Is This Approach Valid for Proving the Discrete Metric in a Metric Space?

[Terrell]

Homework Statement

Let $x,y\in X$ such that $X$ is a metric space. Let $d(x,y)=0$ if and only if $x=y$ and $d(x,y)=1$ if and only if $x\neq y$

Homework Equations

N/A

The Attempt at a Solution

I have already seen various approaches in proving this. Although, I just want to know if this approach of mine is also valid.

Proof:
We want to show that $\forall x,y,z\in X$, $d(x,y)\leq d(x,z)+d(z,y)$.
If $d(x,z)=1$, then $1\leq d(x,z)+d(z,y)\leq 2$. But since $0\leq d(x,y)\leq 1$, then $d(x,y)\leq 1\leq d(x,z)+d(z,y)\leq 2$. However, if $d(x,z)=0=d(z,y)$, then $d(x,y)=0=d(x,z)+d(z,y)$. Hence, the result follows.

 

[member 587159]

Homework Statement

Let $x,y\in X$ such that $X$ is a metric space. Let $d(x,y)=0$ if and only if $x=y$ and $d(x,y)=1$ if and only if $x\neq y$

Homework Equations

N/A

The Attempt at a Solution

I have already seen various approaches in proving this.
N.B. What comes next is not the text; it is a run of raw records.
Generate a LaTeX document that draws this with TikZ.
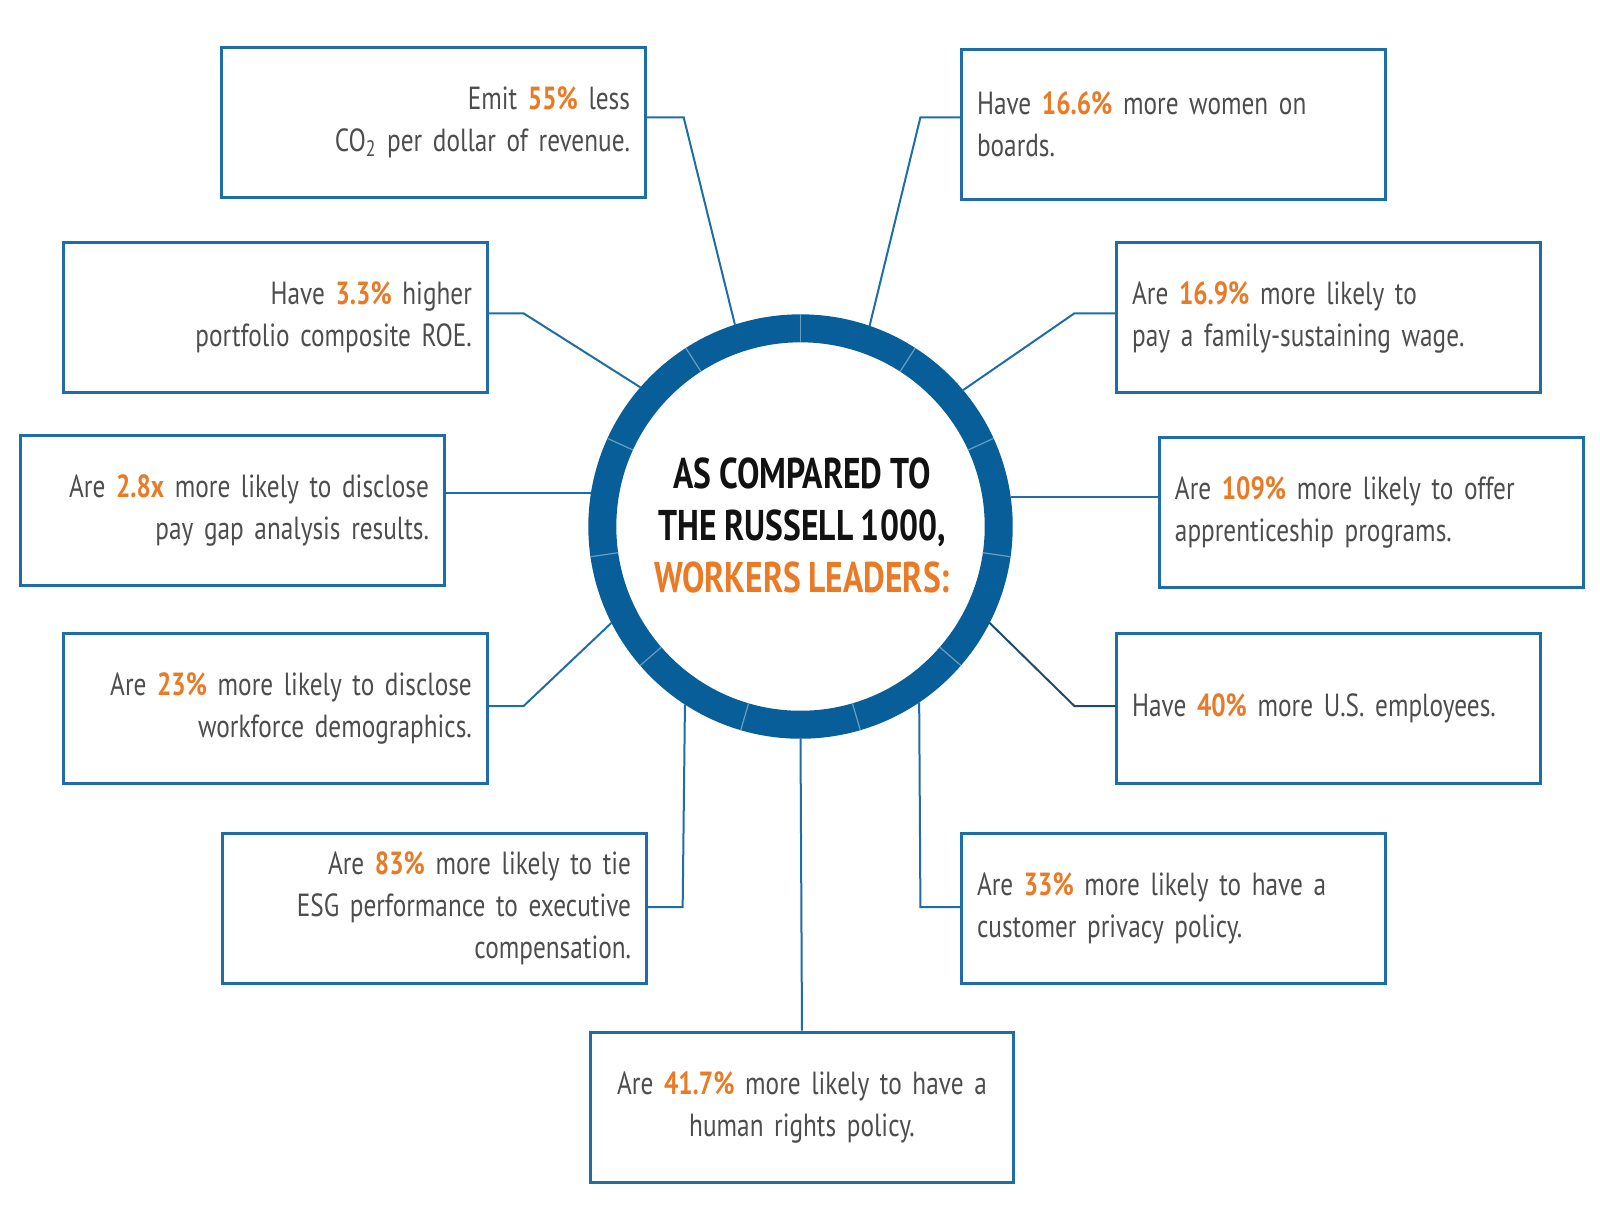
\documentclass[tikz,border=0pt]{standalone}
\usepackage{fontspec}
\setmainfont{PT Sans}[FakeStretch=0.79, WordSpace=0.85]
\newfontfamily\titlefont{PT Sans}[FakeStretch=0.78, WordSpace=0.9]
\usetikzlibrary{calc}
\definecolor{ringblue}{HTML}{075E98}
\definecolor{boxblue}{HTML}{1E6DA8}
\definecolor{navyline}{HTML}{1F4A70}
\definecolor{txtgray}{HTML}{4D4D4D}
\definecolor{hiorange}{HTML}{E97A26}
\newcommand{\hi}[1]{\textcolor{hiorange}{\bfseries #1}}
\tikzset{
  infobox/.style={draw=boxblue, line width=1.5pt, minimum height=75pt, inner xsep=7.65pt, inner ysep=0pt,
    text width=196.4pt, font=\fontsize{16}{21}\selectfont, text=txtgray, anchor=north west},
  rbox/.style={infobox, align=right},
  lbox/.style={infobox, align=left},
  cbox/.style={infobox, align=center},
  conn/.style={draw=boxblue, line width=1pt},
  divider/.style={draw=ringblue!60!white, line width=0.6pt}
}
\begin{document}
\begin{tikzpicture}[x=0.5102pt, y=-0.5102pt]
\useasboundingbox (0,0) rectangle (1568,1203.5);
% central ring
\node[circle, minimum size=212.2pt, inner sep=0pt, outer sep=0pt] (ring) at (784.5,516) {};
\draw[ringblue, line width=14pt] (ring.center) circle[radius=194.25];
\foreach \k in {0,...,10} {
  \draw[divider] ($(ring.center)+({\k*360/11-90}:180.5)$) -- ($(ring.center)+({\k*360/11-90}:208)$);
}
\node[align=center, text=black!93, font=\titlefont\bfseries\fontsize{21.5}{26}\selectfont] (title) at (786,515)
  {AS COMPARED TO\\THE RUSSELL 1000,\\\textcolor{hiorange}{WORKERS LEADERS:}};
% boxes
\node[rbox] (b1) at (216,45) {Emit \hi{55\%} less\\CO\textsubscript{2} per dollar of revenue.};
\node[lbox] (b2) at (941,47) {Have \hi{16.6\%} more women on\\boards.};
\node[rbox] (b3) at (61,236) {Have \hi{3.3\%} higher\\portfolio composite ROE.};
\node[lbox] (b4) at (1093,236) {Are \hi{16.9\%} more likely to\\pay a family-sustaining wage.};
\node[rbox] (b5) at (19,425) {Are \hi{2.8x} more likely to disclose\\pay gap analysis results.};
\node[lbox] (b6) at (1135,427) {Are \hi{109\%} more likely to offer\\apprenticeship programs.};
\node[rbox] (b7) at (61,619) {Are \hi{23\%} more likely to disclose\\workforce demographics.};
\node[lbox] (b8) at (1093,619) {Have \hi{40\%} more U.S. employees.};
\node[rbox] (b9) at (217,815) {Are \hi{83\%} more likely to tie\\ESG performance to executive\\compensation.};
\node[lbox] (b10) at (941,815) {Are \hi{33\%} more likely to have a\\customer privacy policy.};
\node[cbox] (b11) at (577,1010) {Are \hi{41.7\%} more likely to have a\\human rights policy.};
% elbows
\coordinate (e1) at (670,115);
\coordinate (e2) at (902,115);
\coordinate (e3) at (513,307);
\coordinate (e4) at (1053,307);
\coordinate (e7) at (513,692);
\coordinate (e8) at (1053,692);
\coordinate (e9) at (669,889);
\coordinate (e10) at (902,889);
% connectors
\draw[conn] (b1.east |- e1) -- (e1) -- (ring.108);
\draw[conn] (b2.west |- e2) -- (e2) -- (ring.71.3);
\draw[conn] (b3.east |- e3) -- (e3) -- (ring.139.6);
\draw[conn] (b4.west |- e4) -- (e4) -- (ring.40.2);
\draw[conn] (ring.171.7) -- (ring.171.7 -| b5.east);
\draw[conn] (ring.8.2) -- (ring.8.2 -| b6.west);
\draw[conn] (b7.east |- e7) -- (e7) -- (ring.207.7);
\draw[conn, draw=navyline] (b8.west |- e8) -- (e8) -- (ring.-27.9);
\draw[conn] (b9.east |- e9) -- (e9) -- (ring.-123.3);
\draw[conn] (b10.west |- e10) -- (e10) -- (ring.-56);
\draw[conn] (ring.south) -- (b11.north);
\end{tikzpicture}
\end{document}
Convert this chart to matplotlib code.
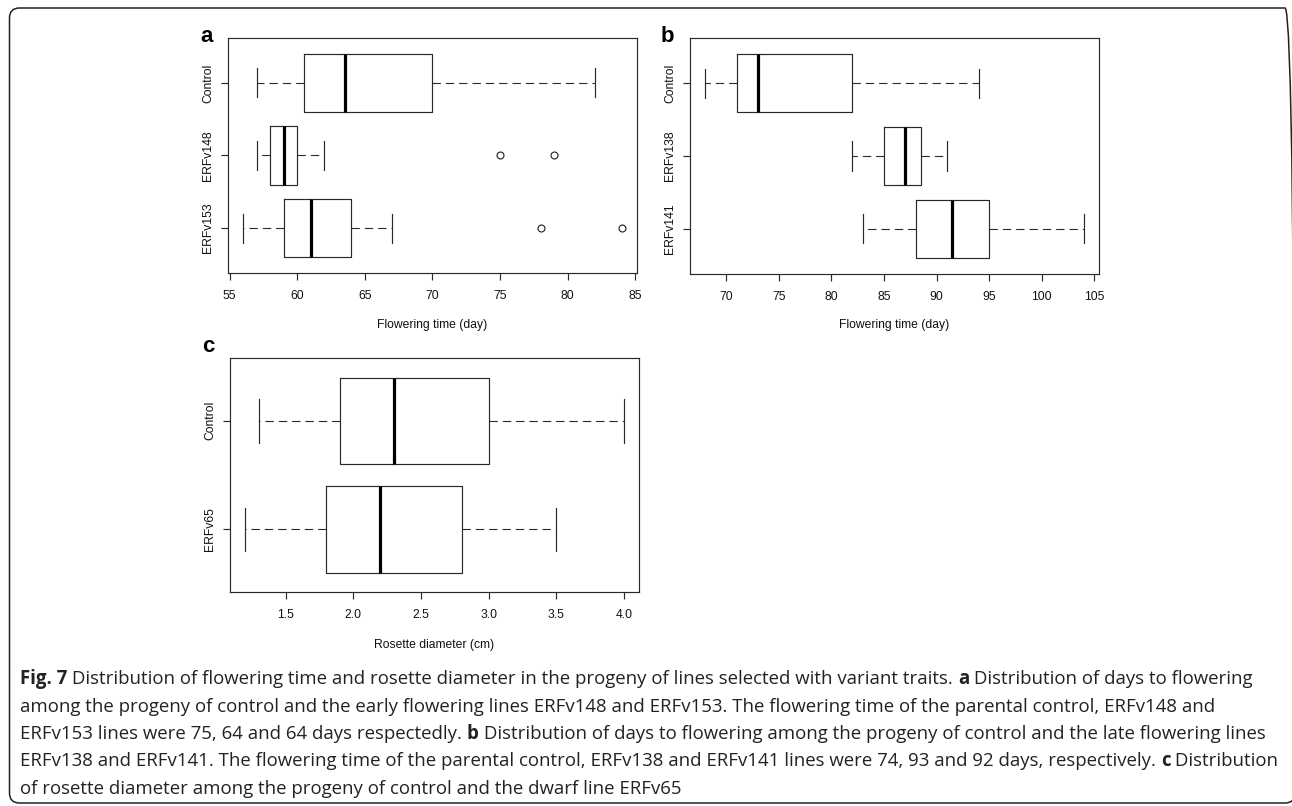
import matplotlib
matplotlib.use("Agg")
import matplotlib.pyplot as plt
from matplotlib.patches import FancyBboxPatch
from matplotlib.transforms import IdentityTransform

W, H, DPI = 1292, 806, 100

# ---------------- data ----------------
a_groups = ["Control", "ERFv148", "ERFv153"]
a_whislo = [57, 57, 56]
a_q1 = [60.5, 58, 59]
a_med = [63.5, 59, 61]
a_q3 = [70, 60, 64]
a_whishi = [82, 62, 67]
a_fliers = [[], [75, 79], [78, 84]]
a_xticks = [55, 60, 65, 70, 75, 80, 85]

b_groups = ["Control", "ERFv138", "ERFv141"]
b_whislo = [68, 82, 83]
b_q1 = [71, 85, 88]
b_med = [73, 87, 91.5]
b_q3 = [82, 88.5, 95]
b_whishi = [94, 91, 104]
b_fliers = [[], [], []]
b_xticks = [70, 75, 80, 85, 90, 95, 100, 105]

c_groups = ["Control", "ERFv65"]
c_whislo = [1.3, 1.2]
c_q1 = [1.9, 1.8]
c_med = [2.3, 2.2]
c_q3 = [3.0, 2.8]
c_whishi = [4.0, 3.5]
c_fliers = [[], []]
c_xticks = [1.5, 2.0, 2.5, 3.0, 3.5, 4.0]

xlabel_ab = "Flowering time (day)"
xlabel_c = "Rosette diameter (cm)"

caption_lines = [
    [("Fig. 7", True), (" Distribution of flowering time and rosette diameter in the progeny of lines selected with variant traits. ", False),
     ("a", True), (" Distribution of days to flowering", False)],
    [("among the progeny of control and the early flowering lines ERFv148 and ERFv153. The flowering time of the parental control, ERFv148 and", False)],
    [("ERFv153 lines were 75, 64 and 64 days respectedly. ", False), ("b", True),
     (" Distribution of days to flowering among the progeny of control and the late flowering lines", False)],
    [("ERFv138 and ERFv141. The flowering time of the parental control, ERFv138 and ERFv141 lines were 74, 93 and 92 days, respectively. ", False),
     ("c", True), (" Distribution", False)],
    [("of rosette diameter among the progeny of control and the dwarf line ERFv65", False)],
]

# ---------------- style ----------------
LC = "#2a2a2a"
AXFONT = "Liberation Sans"
CAPFONT = "Open Sans"
plt.rcParams["font.family"] = [AXFONT, "DejaVu Sans"]

fig = plt.figure(figsize=(W / DPI, H / DPI), dpi=DPI)
fig.patch.set_facecolor("white")


def px_axes(left, top, right, bottom):
    return fig.add_axes([left / W, 1 - bottom / H, (right - left) / W, (bottom - top) / H])


def panel(ax, groups, whislo, q1, med, q3, whishi, fliers, xticks, xlabel, label_y_px, ax_bottom_px, ax_h_px):
    stats = []
    for g, lo, a, m, b, hi, f in zip(groups, whislo, q1, med, q3, whishi, fliers):
        stats.append(dict(label=g, whislo=lo, q1=a, med=m, q3=b, whishi=hi, fliers=f))
    n = len(groups)
    pos = list(range(1, n + 1))
    ax.bxp(stats, positions=pos, widths=0.8, orientation="horizontal", showfliers=True,
           boxprops=dict(color=LC, linewidth=0.85),
           medianprops=dict(color="black", linewidth=2.3, solid_capstyle="butt"),
           whiskerprops=dict(color=LC, linewidth=0.8, linestyle=(0, (7.5, 4.5))),
           capprops=dict(color=LC, linewidth=0.85),
           flierprops=dict(marker="o", markersize=5.0, markerfacecolor="none",
                           markeredgecolor=LC, markeredgewidth=0.85))
    allv = list(whislo) + list(whishi) + [v for f in fliers for v in f]
    lo, hi = min(allv), max(allv)
    pad = 0.04 * (hi - lo)
    ax.set_xlim(lo - pad, hi + pad)
    ax.set_ylim(n + 0.5 + 0.04 * n, 0.5 - 0.04 * n)
    ax.set_xticks(xticks)
    ax.set_xticklabels([f"{t:g}" if max(xticks) > 10 else f"{t:.1f}" for t in xticks])
    ax.set_yticks(pos)
    ax.set_yticklabels(groups, rotation=90, va="center")
    ax.tick_params(axis="both", direction="out", length=5, width=0.85, color=LC,
                   labelsize=8.7, labelcolor="#111111")
    ax.tick_params(axis="x", pad=7)
    ax.tick_params(axis="y", pad=5)
    for s in ax.spines.values():
        s.set_color(LC)
        s.set_linewidth(0.85)
    ax.set_xlabel(xlabel, fontsize=8.7, color="#111111")
    ax.xaxis.set_label_coords(0.5, (ax_bottom_px - label_y_px) / ax_h_px)
    ax.xaxis.label.set_va("center")


axA = px_axes(228, 38, 637, 273)
panel(axA, a_groups, a_whislo, a_q1, a_med, a_q3, a_whishi, a_fliers, a_xticks, xlabel_ab, 325, 273, 235)
axB = px_axes(690, 38, 1099, 274)
panel(axB, b_groups, b_whislo, b_q1, b_med, b_q3, b_whishi, b_fliers, b_xticks, xlabel_ab, 325, 274, 236)
axC = px_axes(230, 358, 639, 592)
panel(axC, c_groups, c_whislo, c_q1, c_med, c_q3, c_whishi, c_fliers, c_xticks, xlabel_c, 645, 592, 234)

# panel letters
for letter, x, y in [("a", 207, 42), ("b", 667, 42), ("c", 208, 352)]:
    fig.text(x / W, 1 - y / H, letter, fontsize=16, fontweight="bold", ha="center", va="baseline",
             family=[AXFONT, "DejaVu Sans"])

# rounded border
border = FancyBboxPatch((9.5, H - 803), 1295 - 9.5, 803 - 8, boxstyle="round,pad=0,rounding_size=10",
                        transform=IdentityTransform(), fill=False, edgecolor="#222222", linewidth=1.1)
fig.add_artist(border)

# caption
renderer = fig.canvas.get_renderer()


def line_width(segs, size):
    total = 0
    tmp = []
    for txt, bold in segs:
        t = fig.text(0, 0, txt, fontsize=size, fontweight="bold" if bold else "normal",
                     family=[CAPFONT, "DejaVu Sans"])
        total += t.get_window_extent(renderer).width
        tmp.append(t)
    for t in tmp:
        t.remove()
    return total


base = 10.0
w0 = line_width(caption_lines[0], base)
capsize = base * 1236.0 / w0

x0 = 20
baselines = [684, 711.5, 739, 766.5, 794]
for segs, yb in zip(caption_lines, baselines):
    x = x0
    for txt, bold in segs:
        t = fig.text(x / W, 1 - yb / H, txt, fontsize=capsize, fontweight="bold" if bold else "normal",
                     family=[CAPFONT, "DejaVu Sans"], color="#222222", ha="left", va="baseline")
        x += t.get_window_extent(renderer).width

fig.savefig("out.png", dpi=DPI, facecolor="white")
Although, I just want to know if this approach of mine is also valid.

Proof:
We want to show that $\forall x,y,z\in X$, $d(x,y)\leq d(x,z)+d(z,y)$.
If $d(x,z)=1$, then $1\leq d(x,z)+d(z,y)\leq 2$. But since $0\leq d(x,y)\leq 1$, then $d(x,y)\leq 1\leq d(x,z)+d(z,y)\leq 2$. However, if $d(x,z)=0=d(z,y)$, then $d(x,y)=0=d(x,z)+d(z,y)$. Hence, the result follows.

Not really a lot to say. If you consider all cases, you are done. Seems like you did that, so you are fine.

 

[Terrell]

Not really a lot to say. If you consider all cases, you are done. Seems like you did that, so you are fine.

Thanks! I had it on an exam earlier, just couldn't get my head off it if I got it right or not. lol.